TO BE DONE: All lines from the beginning of the listing through the line with "const UPP3 = 1.2;" are to be copied word for word; the pictures are not.

* * * * * * *

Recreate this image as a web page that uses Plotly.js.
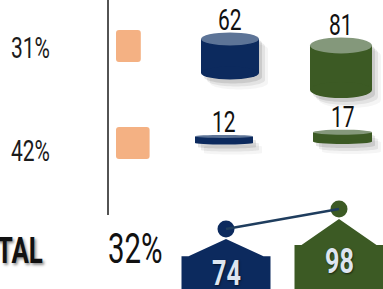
<!DOCTYPE html>
<html><head><meta charset="utf-8">
<script src="https://cdn.plot.ly/plotly-3.0.1.min.js"></script>
<style>
html,body{margin:0;padding:0;background:#fff;overflow:hidden}
#chart{width:383px;height:289px}
text.annotation-text{transform-box:fill-box;transform-origin:center;transform:scaleX(0.7)}
text.annotation-text[text-anchor="start"]{transform-origin:left center}
text.annotation-text[text-anchor="end"]{transform-origin:right center}
</style></head><body><div id="chart"></div>
<script>
// ---- data ----
const rowLabels = ['31%', '42%'];
const rowPercents = [31, 42];
const blueValues = [62, 12];
const greenValues = [81, 17];
const totalLabel = 'TOTAL';
const totalPercentLabel = '32%';
const totalValues = [74, 98];

// ---- style / layout constants ----
const W = 383, H = 289;
const NAVY = '#0c2a5e', NAVY_TOP = '#5d7497';
const GREEN = '#3c5a24', GREEN_TOP = '#84987b';
const ORANGE = '#f4b183', LINE = '#1f3d5e';
const FONT = 'Roboto, "DejaVu Sans", sans-serif';

const rowY = [46, 143];          // pixel rows of the orange bars
const rowTextY = [47, 150];
const BAR_ORIGIN = 116, PX2 = 0.8; // orange bar axis: px per percent
const PX4 = 0.55;                  // cylinder axis: px per unit
const blueX = [230, 224], greenX = [341, 342.5];
const blueW = [58, 58], greenW = [62, 59];
const blueBottom = [73, 143], greenBottom = [90, 141.5];
const blueRy = [6.5, 1.5], greenRy = [8, 2.5];
const houseX = [226, 339];
const TOT_RANGE = [2, 348.8];      // totals axis (1.2 units per px)
const UPP3 = 1.2;

// ---- traces ----
const traces = [];
traces.push({
  type: 'bar', orientation: 'h', x: rowPercents, y: rowY, xaxis: 'x2', yaxis: 'y',
  base: 0, width: 32, marker: {color: ORANGE, cornerradius: 3}, hoverinfo: 'skip'
});
function cylTrace(xs, vals, bottoms, ws, col) {
  return {type: 'bar', x: xs, y: vals.map(v => -v), base: bottoms.map(b => b / PX4),
    width: ws, xaxis: 'x', yaxis: 'y4', marker: {color: col, line: {width: 0}}, hoverinfo: 'skip'};
}
traces.push(cylTrace(blueX, blueValues, blueBottom, blueW, NAVY));
traces.push(cylTrace(greenX, greenValues, greenBottom, greenW, GREEN));

// houses
const houseCols = [NAVY, GREEN];
totalValues.forEach((v, i) => {
  const cx = houseX[i], top = v * 0.56, peak = v - 10 * UPP3, bot = 0;
  traces.push({
    type: 'scatter', mode: 'lines', fill: 'toself', fillcolor: houseCols[i],
    line: {width: 0, color: houseCols[i]}, xaxis: 'x', yaxis: 'y3', hoverinfo: 'skip',
    x: [cx - 44.5, cx - 44.5, cx - 37.5, cx, cx + 37.5, cx + 44.5, cx + 44.5, cx - 44.5],
    y: [bot, top, top, peak, top, top, bot, bot]
  });
});
traces.push({type: 'scatter', mode: 'markers', x: houseX, y: totalValues, xaxis: 'x', yaxis: 'y3',
  marker: {size: 17, color: houseCols, line: {width: 0}}, hoverinfo: 'skip'});
traces.push({type: 'scatter', mode: 'lines', x: houseX, y: totalValues, xaxis: 'x', yaxis: 'y3',
  line: {color: LINE, width: 2.5, shape: 'spline'}, hoverinfo: 'skip'});

// ---- shapes ----
const shapes = [];
shapes.push({type: 'line', xref: 'x', yref: 'y', x0: 108, x1: 108, y0: 0, y1: 215,
  line: {color: '#1a1a1a', width: 1.5}, layer: 'below'});
function P(x, yPx) { return x + ',' + (yPx / PX4); }
function cylinder(cx, w, botPx, val, ry, col, topCol) {
  const topPx = botPx - val * PX4;
  const a = w / 2, k = 0.5523;
  [[3, 4, 0.10], [6, 7, 0.07], [9, 10, 0.04]].forEach(([dx, dy, al]) => {
    const xl = cx - a + dx, xr = cx + a + dx, c = cx + dx, yt = topPx + dy, yb = botPx + dy;
    const path = 'M' + P(xl, yt) + ' L' + P(xl, yb) +
      ' C' + P(xl, yb + k * ry) + ' ' + P(c - k * a, yb + ry) + ' ' + P(c, yb + ry) +
      ' C' + P(c + k * a, yb + ry) + ' ' + P(xr, yb + k * ry) + ' ' + P(xr, yb) +
      ' L' + P(xr, yt) +
      ' C' + P(xr, yt - k * ry) + ' ' + P(c + k * a, yt - ry) + ' ' + P(c, yt - ry) +
      ' C' + P(c - k * a, yt - ry) + ' ' + P(xl, yt - k * ry) + ' ' + P(xl, yt) + ' Z';
    shapes.push({type: 'path', xref: 'x', yref: 'y4', path: path, fillcolor: 'rgba(0,0,0,' + al + ')',
      line: {width: 0}, layer: 'below'});
  });
  const baseU = botPx / PX4, topU = baseU - val, ryU = ry / PX4;
  shapes.push({type: 'circle', xref: 'x', yref: 'y4', x0: cx - a, x1: cx + a, y0: baseU - ryU, y1: baseU + ryU,
    fillcolor: col, line: {width: 0}, layer: 'above'});
  shapes.push({type: 'circle', xref: 'x', yref: 'y4', x0: cx - a, x1: cx + a, y0: topU - ryU, y1: topU + ryU,
    fillcolor: topCol, line: {width: 0}, layer: 'above'});
  return topU - ryU;
}
const annotations = [];
function cylLabel(x, yU, val) {
  annotations.push({xref: 'x', yref: 'y4', x: x, y: yU, text: String(val), showarrow: false,
    xanchor: 'center', yanchor: 'middle', yshift: 13, font: {family: FONT, size: 30, color: '#111'}});
}
blueValues.forEach((v, i) => cylLabel(blueX[i], cylinder(blueX[i], blueW[i], blueBottom[i], v, blueRy[i], NAVY, NAVY_TOP), v));
greenValues.forEach((v, i) => cylLabel(greenX[i], cylinder(greenX[i], greenW[i], greenBottom[i], v, greenRy[i], GREEN, GREEN_TOP), v));

// ---- text ----
rowLabels.forEach((t, i) => annotations.push({xref: 'x', yref: 'y', x: 9, y: rowTextY[i], text: t,
  showarrow: false, xanchor: 'left', align: 'left', yanchor: 'middle', font: {family: FONT, size: 30, color: '#1b1b1b'}}));
annotations.push({xref: 'x', yref: 'y', x: 45, y: 250, text: totalLabel, showarrow: false,
  xanchor: 'right', align: 'right', yanchor: 'middle',
  font: {family: FONT, size: 37, weight: 700, color: '#111', shadow: '2px 2px 3px rgba(0,0,0,0.45)'}});
annotations.push({xref: 'x', yref: 'y', x: 135, y: 249, text: totalPercentLabel, showarrow: false,
  xanchor: 'center', yanchor: 'middle', font: {family: FONT, size: 42, color: '#111'}});
totalValues.forEach((v, i) => annotations.push({xref: 'x', yref: 'y3', x: houseX[i], y: v * 0.56 - 16 * UPP3,
  text: String(v), showarrow: false, xanchor: 'center', yanchor: 'middle',
  font: {family: FONT, size: 36, weight: 700, color: '#dde5f0', shadow: '1px 1px 2px rgba(0,0,0,0.6)'}}));

const ax = {visible: false, fixedrange: true, showgrid: false, zeroline: false};
const layout = {
  width: W, height: H, margin: {l: 0, r: 0, t: 0, b: 0, pad: 0},
  paper_bgcolor: '#fff', plot_bgcolor: 'rgba(0,0,0,0)', showlegend: false, barmode: 'overlay',
  xaxis: Object.assign({range: [0, W]}, ax),
  xaxis2: Object.assign({range: [-BAR_ORIGIN / PX2, (W - BAR_ORIGIN) / PX2], overlaying: 'x', anchor: 'y'}, ax),
  yaxis: Object.assign({range: [H, 0]}, ax),
  yaxis3: Object.assign({range: TOT_RANGE, overlaying: 'y', anchor: 'x'}, ax),
  yaxis4: Object.assign({range: [H / PX4, 0], overlaying: 'y', anchor: 'x'}, ax),
  shapes: shapes, annotations: annotations
};
Plotly.newPlot('chart', traces, layout, {staticPlot: true, displayModeBar: false});
</script></body></html>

* * * * * * *

RESPONSE TO THIS EXERCISE:
Recreate this image as a web page that uses Plotly.js.
<!DOCTYPE html>
<html><head><meta charset="utf-8">
<script src="https://cdn.plot.ly/plotly-3.0.1.min.js"></script>
<style>
html,body{margin:0;padding:0;background:#fff;overflow:hidden}
#chart{width:383px;height:289px}
text.annotation-text{transform-box:fill-box;transform-origin:center;transform:scaleX(0.7)}
text.annotation-text[text-anchor="start"]{transform-origin:left center}
text.annotation-text[text-anchor="end"]{transform-origin:right center}
</style></head><body><div id="chart"></div>
<script>
// ---- data ----
const rowLabels = ['31%', '42%'];
const rowPercents = [31, 42];
const blueValues = [62, 12];
const greenValues = [81, 17];
const totalLabel = 'TOTAL';
const totalPercentLabel = '32%';
const totalValues = [74, 98];

// ---- style / layout constants ----
const W = 383, H = 289;
const NAVY = '#0c2a5e', NAVY_TOP = '#5d7497';
const GREEN = '#3c5a24', GREEN_TOP = '#84987b';
const ORANGE = '#f4b183', LINE = '#1f3d5e';
const FONT = 'Roboto, "DejaVu Sans", sans-serif';

const rowY = [46, 143];          // pixel rows of the orange bars
const rowTextY = [47, 150];
const BAR_ORIGIN = 116, PX2 = 0.8; // orange bar axis: px per percent
const PX4 = 0.55;                  // cylinder axis: px per unit
const blueX = [230, 224], greenX = [341, 342.5];
const blueW = [58, 58], greenW = [62, 59];
const blueBottom = [73, 143], greenBottom = [90, 141.5];
const blueRy = [6.5, 1.5], greenRy = [8, 2.5];
const houseX = [226, 339];
const TOT_RANGE = [2, 348.8];      // totals axis (1.2 units per px)
const UPP3 = 1.2;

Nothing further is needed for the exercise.